Rows from a dataset of charts and code
(begin)

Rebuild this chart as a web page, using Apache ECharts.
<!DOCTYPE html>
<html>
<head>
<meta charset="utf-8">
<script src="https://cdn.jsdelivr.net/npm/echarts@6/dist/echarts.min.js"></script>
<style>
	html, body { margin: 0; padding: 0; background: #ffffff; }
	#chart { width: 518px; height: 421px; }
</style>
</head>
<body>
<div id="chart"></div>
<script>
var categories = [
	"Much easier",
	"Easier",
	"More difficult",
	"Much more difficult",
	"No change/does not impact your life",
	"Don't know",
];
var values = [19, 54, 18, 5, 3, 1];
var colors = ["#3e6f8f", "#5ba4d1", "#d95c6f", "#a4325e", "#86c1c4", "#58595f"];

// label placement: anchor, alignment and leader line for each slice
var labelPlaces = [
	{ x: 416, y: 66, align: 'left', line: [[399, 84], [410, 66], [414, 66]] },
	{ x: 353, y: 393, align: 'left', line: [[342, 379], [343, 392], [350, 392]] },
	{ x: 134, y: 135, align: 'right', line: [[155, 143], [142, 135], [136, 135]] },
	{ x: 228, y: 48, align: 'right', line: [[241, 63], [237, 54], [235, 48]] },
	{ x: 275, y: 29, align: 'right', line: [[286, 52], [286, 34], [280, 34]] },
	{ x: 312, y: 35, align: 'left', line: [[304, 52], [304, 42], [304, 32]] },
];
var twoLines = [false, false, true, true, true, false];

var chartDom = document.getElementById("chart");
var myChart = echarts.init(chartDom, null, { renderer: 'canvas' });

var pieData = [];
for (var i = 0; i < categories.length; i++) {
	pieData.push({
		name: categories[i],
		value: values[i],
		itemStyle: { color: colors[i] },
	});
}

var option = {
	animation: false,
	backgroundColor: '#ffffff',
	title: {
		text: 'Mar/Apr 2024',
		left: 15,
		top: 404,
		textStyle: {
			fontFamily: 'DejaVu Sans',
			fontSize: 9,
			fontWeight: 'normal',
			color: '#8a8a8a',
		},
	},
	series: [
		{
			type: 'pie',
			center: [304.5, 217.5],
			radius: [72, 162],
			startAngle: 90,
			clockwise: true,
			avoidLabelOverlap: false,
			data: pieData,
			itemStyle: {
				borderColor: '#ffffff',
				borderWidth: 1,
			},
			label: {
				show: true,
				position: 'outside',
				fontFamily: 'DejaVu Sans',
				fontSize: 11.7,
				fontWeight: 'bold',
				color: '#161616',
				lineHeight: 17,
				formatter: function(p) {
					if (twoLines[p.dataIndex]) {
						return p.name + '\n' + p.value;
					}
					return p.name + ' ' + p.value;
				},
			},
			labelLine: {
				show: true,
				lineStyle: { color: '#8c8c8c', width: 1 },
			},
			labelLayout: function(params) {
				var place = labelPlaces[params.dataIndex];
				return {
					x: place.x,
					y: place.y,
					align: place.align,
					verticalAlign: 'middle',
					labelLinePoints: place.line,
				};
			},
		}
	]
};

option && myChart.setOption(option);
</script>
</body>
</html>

(end)
(begin)

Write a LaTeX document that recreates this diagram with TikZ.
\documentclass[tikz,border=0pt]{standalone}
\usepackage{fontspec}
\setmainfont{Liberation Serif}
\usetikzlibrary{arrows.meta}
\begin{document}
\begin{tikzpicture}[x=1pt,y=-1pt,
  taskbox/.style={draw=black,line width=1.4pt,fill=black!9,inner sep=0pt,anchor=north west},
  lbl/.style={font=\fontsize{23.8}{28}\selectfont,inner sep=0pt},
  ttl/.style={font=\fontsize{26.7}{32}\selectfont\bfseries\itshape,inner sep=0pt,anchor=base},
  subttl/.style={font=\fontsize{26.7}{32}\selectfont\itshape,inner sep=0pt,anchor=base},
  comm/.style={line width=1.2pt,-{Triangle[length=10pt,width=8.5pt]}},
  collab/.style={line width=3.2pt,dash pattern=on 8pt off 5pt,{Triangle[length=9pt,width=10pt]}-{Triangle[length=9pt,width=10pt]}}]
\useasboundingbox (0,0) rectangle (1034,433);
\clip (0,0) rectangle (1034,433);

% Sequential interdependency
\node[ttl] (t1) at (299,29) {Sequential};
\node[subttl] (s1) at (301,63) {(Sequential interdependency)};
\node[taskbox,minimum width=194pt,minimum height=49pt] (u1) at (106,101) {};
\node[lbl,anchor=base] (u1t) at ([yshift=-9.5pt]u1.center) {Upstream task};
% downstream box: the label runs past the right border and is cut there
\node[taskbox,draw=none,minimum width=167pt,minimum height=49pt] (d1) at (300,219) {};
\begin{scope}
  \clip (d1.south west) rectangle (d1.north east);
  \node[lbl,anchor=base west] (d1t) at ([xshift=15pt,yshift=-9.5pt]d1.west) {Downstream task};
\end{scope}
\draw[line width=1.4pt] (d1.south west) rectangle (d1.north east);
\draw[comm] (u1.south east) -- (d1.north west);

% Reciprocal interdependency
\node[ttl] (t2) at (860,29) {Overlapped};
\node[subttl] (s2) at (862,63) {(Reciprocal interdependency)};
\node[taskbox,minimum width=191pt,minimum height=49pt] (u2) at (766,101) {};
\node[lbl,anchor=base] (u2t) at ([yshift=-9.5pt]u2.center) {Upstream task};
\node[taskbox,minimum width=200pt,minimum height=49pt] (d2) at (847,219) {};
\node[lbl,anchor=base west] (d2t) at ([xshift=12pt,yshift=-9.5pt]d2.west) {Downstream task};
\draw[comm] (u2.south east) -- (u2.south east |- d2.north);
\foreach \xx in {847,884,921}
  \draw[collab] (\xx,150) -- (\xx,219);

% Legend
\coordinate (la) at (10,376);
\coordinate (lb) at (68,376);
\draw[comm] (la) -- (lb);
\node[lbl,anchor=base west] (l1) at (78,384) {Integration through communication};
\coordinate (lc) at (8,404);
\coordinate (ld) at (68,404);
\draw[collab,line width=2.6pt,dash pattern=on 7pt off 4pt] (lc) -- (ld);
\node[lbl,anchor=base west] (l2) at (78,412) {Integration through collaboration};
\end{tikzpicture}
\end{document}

(end)

The line with "Rebuild this chart" marks the start and the line with "var twoLines = [false, false, true, true, true, false];" marks the end; transcribe every line in that stretch, unchanged.

◆ **COMPLETE RESPONSE**
Rebuild this chart as a web page, using Apache ECharts.
<!DOCTYPE html>
<html>
<head>
<meta charset="utf-8">
<script src="https://cdn.jsdelivr.net/npm/echarts@6/dist/echarts.min.js"></script>
<style>
	html, body { margin: 0; padding: 0; background: #ffffff; }
	#chart { width: 518px; height: 421px; }
</style>
</head>
<body>
<div id="chart"></div>
<script>
var categories = [
	"Much easier",
	"Easier",
	"More difficult",
	"Much more difficult",
	"No change/does not impact your life",
	"Don't know",
];
var values = [19, 54, 18, 5, 3, 1];
var colors = ["#3e6f8f", "#5ba4d1", "#d95c6f", "#a4325e", "#86c1c4", "#58595f"];

// label placement: anchor, alignment and leader line for each slice
var labelPlaces = [
	{ x: 416, y: 66, align: 'left', line: [[399, 84], [410, 66], [414, 66]] },
	{ x: 353, y: 393, align: 'left', line: [[342, 379], [343, 392], [350, 392]] },
	{ x: 134, y: 135, align: 'right', line: [[155, 143], [142, 135], [136, 135]] },
	{ x: 228, y: 48, align: 'right', line: [[241, 63], [237, 54], [235, 48]] },
	{ x: 275, y: 29, align: 'right', line: [[286, 52], [286, 34], [280, 34]] },
	{ x: 312, y: 35, align: 'left', line: [[304, 52], [304, 42], [304, 32]] },
];
var twoLines = [false, false, true, true, true, false];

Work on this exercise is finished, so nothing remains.